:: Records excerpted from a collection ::
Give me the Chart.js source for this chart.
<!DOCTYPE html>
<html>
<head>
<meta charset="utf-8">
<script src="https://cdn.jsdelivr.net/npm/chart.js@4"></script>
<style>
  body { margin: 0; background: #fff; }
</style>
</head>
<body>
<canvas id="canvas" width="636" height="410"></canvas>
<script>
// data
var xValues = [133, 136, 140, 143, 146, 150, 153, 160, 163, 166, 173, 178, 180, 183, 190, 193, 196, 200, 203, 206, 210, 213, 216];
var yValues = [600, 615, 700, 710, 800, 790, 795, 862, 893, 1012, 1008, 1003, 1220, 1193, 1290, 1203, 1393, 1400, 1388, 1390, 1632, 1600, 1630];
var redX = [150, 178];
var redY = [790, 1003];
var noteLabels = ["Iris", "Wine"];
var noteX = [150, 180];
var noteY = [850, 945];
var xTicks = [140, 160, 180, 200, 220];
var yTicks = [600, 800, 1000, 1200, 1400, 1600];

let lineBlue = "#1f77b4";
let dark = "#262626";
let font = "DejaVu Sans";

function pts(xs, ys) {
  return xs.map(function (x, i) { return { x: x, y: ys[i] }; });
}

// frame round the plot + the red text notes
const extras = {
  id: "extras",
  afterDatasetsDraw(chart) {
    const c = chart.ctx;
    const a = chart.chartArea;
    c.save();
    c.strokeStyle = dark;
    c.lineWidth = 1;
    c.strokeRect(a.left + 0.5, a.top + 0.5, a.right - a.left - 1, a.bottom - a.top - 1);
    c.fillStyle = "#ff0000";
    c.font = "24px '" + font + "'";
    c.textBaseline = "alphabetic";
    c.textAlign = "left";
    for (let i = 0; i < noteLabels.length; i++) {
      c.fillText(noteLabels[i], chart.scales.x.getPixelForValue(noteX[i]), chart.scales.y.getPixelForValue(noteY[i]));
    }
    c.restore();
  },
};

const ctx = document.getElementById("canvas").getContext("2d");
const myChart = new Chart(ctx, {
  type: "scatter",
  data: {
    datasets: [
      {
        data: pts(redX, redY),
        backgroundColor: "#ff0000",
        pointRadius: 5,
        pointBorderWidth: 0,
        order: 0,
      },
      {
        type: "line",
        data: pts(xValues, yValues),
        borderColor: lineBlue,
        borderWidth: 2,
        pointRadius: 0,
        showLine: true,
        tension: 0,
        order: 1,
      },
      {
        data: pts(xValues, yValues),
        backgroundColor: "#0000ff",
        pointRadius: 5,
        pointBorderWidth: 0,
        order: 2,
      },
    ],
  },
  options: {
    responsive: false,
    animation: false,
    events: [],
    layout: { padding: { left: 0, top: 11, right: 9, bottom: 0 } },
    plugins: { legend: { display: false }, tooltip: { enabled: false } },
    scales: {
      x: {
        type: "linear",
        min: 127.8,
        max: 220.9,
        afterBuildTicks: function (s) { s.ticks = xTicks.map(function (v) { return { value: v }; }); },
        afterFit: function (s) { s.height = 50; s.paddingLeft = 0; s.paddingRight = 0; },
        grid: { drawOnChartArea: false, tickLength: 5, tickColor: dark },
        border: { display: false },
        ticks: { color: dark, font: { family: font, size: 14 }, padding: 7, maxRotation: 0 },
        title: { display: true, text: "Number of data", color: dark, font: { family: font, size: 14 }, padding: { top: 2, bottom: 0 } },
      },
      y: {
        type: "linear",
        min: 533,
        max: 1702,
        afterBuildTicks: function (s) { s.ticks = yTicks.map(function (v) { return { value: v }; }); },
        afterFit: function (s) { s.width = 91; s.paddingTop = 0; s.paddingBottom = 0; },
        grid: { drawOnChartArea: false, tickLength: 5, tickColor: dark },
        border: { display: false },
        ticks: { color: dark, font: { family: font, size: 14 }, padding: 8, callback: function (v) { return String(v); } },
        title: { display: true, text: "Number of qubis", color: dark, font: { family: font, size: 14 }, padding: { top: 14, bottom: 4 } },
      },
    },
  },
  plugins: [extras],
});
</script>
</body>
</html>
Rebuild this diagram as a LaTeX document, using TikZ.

:: To do ::
Say how many lines in the entries contain the string "this", and leave out everything else.

:: Expected output ::
2